What I would like to do is to first "vst transforme" all data together, then apply Combat on the output.
Is it a right way to perform this kind of analysis ?
Thank you
Many thanks for your reply.
My goal is to describe my dataset according to TCGA data. Does my samples have same expression level than those from TCGA for a set of genes (boxplot and PCA/clustering if possible). The absolute expression level is not really important I am more interested by the trend.
I moved your post to a comment, because you had posted it as an "Answer" to your original question.
You can see what the Combat authors say, but if the data is perfectly confounded, I don't think these batch correction removing software tools can help at all.
You can try removing GC dependence trends using Bioconductor software like cqn and EDASeq (you would provide these tools with the counts, not the VST values).
I am not sure to understand how GC correction will correct for protocol and batch effect ?

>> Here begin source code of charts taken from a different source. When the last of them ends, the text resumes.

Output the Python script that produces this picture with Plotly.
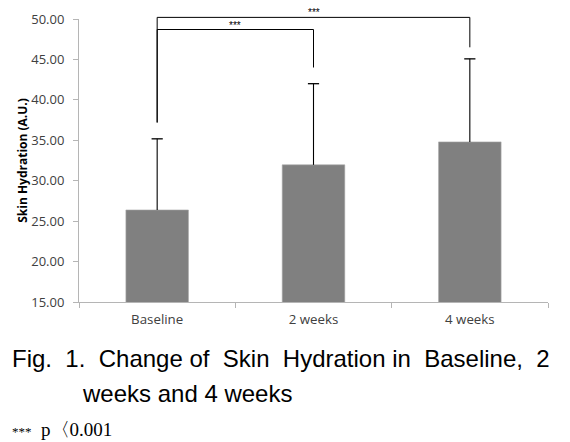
import plotly.graph_objects as go

categories = ["Baseline", "2 weeks", "4 weeks"]
means = [26.38, 31.96, 34.80]
sds = [8.80, 10.04, 10.27]
y_ticks = [15, 20, 25, 30, 35, 40, 45, 50]
# significance brackets: (from index, to index, bracket level, left drop end, right drop end)
brackets = [
    (0, 1, 48.7, 37.2, 44.0),
    (0, 2, 50.2, 37.2, 46.5),
]
sig_label = "***"

Y0, Y1 = 15, 50
OFF = 8  # page body margin of the html page
W, H = 570 - OFF, 442 - OFF
ml, mr, mt, mb = 79 - OFF, 22, 19 - OFF, 140
pw, ph = W - ml - mr, H - mt - mb

fig = go.Figure()
fig.add_trace(go.Bar(
    x=categories, y=means,
    marker=dict(color="#808080", line=dict(color="#a6a6a6", width=0.6)),
    width=0.4, hoverinfo="skip",
))
# error bars (upper only): stem from the bar top, cap at mean+sd
fig.add_trace(go.Scatter(
    x=categories, y=means, mode="markers", marker=dict(size=0.1, color="rgba(0,0,0,0)"),
    error_y=dict(type="data", symmetric=False, array=sds, arrayminus=[0] * len(sds),
                 color="black", thickness=1.1, width=0),
    hoverinfo="skip",
))
fig.add_trace(go.Scatter(
    x=categories, y=[m + s for m, s in zip(means, sds)], mode="markers",
    marker=dict(symbol="line-ew", size=8, line=dict(color="black", width=1.3)),
    hoverinfo="skip",
))


def to_paper(v):
    return (v - Y0) / (Y1 - Y0)


shapes = []
annotations = []
for i0, i1, ylev, yl, yr in brackets:
    line = dict(color="black", width=1)
    shapes.append(dict(type="line", xref="x", yref="paper", x0=i0, x1=i1,
                       y0=to_paper(ylev), y1=to_paper(ylev), line=line))
    shapes.append(dict(type="line", xref="x", yref="paper", x0=i0, x1=i0,
                       y0=to_paper(yl), y1=to_paper(ylev), line=line))
    shapes.append(dict(type="line", xref="x", yref="paper", x0=i1, x1=i1,
                       y0=to_paper(yr), y1=to_paper(ylev), line=line))
    annotations.append(dict(x=(i0 + i1) / 2, y=to_paper(ylev), xref="x", yref="paper",
                            text=sig_label, showarrow=False, yanchor="bottom", yshift=-3,
                            font=dict(size=10, color="black", family="Liberation Sans")))

cap_font = "Liberation Sans, Arial, sans-serif"
nb = "\u00a0"
words = "Fig. 1. Change of Skin Hydration in Baseline, 2".split(" ")
gaps = [" " + nb, " " + nb, " ", " " + nb, " " + nb, " ", " " + nb, " " + nb]
line1 = words[0] + "".join(g + w for g, w in zip(gaps, words[1:]))
# caption positions in page pixels
caption = [
    (10, 358, line1, 24, cap_font),
    (80, 393, "weeks and 4 weeks", 24, cap_font),
    (10, 429, "<span style='font-size:13px'>***</span>" + nb + nb + "p〈0.001", 19,
     "Liberation Serif, serif"),
]
for px, py, txt, sz, fam in caption:
    fx, fy = px - OFF, py - OFF
    annotations.append(dict(
        x=(fx - ml) / pw, y=(H - mb - fy) / ph, xref="paper", yref="paper",
        xanchor="left", yanchor="middle", showarrow=False, text=txt,
        font=dict(size=sz, color="black", family=fam)))

fig.update_layout(
    width=W, height=H,
    margin=dict(l=ml, r=mr, t=mt, b=mb, autoexpand=False),
    plot_bgcolor="white", paper_bgcolor="white",
    showlegend=False,
    shapes=shapes, annotations=annotations,
    font=dict(family="Open Sans, Liberation Sans, sans-serif", color="#404040"),
)
fig.update_xaxes(
    showline=True, linecolor="#b5b5b5", linewidth=1,
    ticks="outside", tickson="boundaries", ticklen=5, tickcolor="#b5b5b5",
    tickfont=dict(size=13.3, color="#404040"), ticklabelstandoff=5,
    showgrid=False, range=[-0.5, 2.5], automargin=False,
)
fig.update_yaxes(
    range=[Y0, Y1], tickvals=y_ticks, tickformat=".2f",
    showline=True, linecolor="#b5b5b5", linewidth=1,
    ticks="outside", ticklen=5, tickcolor="#b5b5b5",
    tickfont=dict(size=13, color="#404040"), ticklabelstandoff=6,
    showgrid=False, zeroline=False, automargin=False,
    title=dict(text="<b>Skin Hydration (A.U.)</b>", font=dict(size=12, color="black"), standoff=0),
)

fig.write_html("out.html")
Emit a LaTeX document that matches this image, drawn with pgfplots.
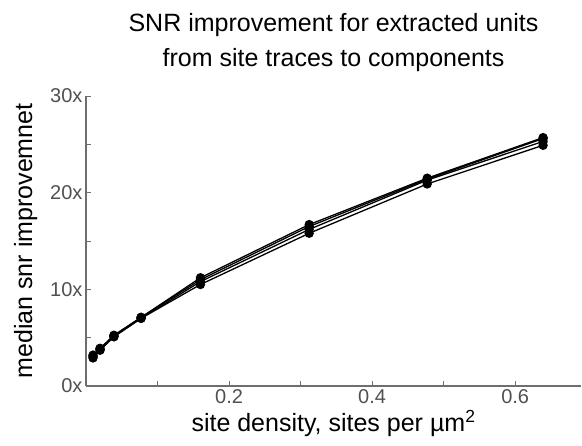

Some amount of technical differences in counts across batch can be removed by modeling the dependence of counts on GC content of features (and length as well), as performed by those two software packages I mentioned (see citations for details of those methods). But I don't know of any method that claims to be able to remove all protocol and/or batch effects when those are perfectly confounded with the comparison of interest.
I see your point, thank you ! I know this is really tricky. I will try what you have suggested. Again thank you for your help !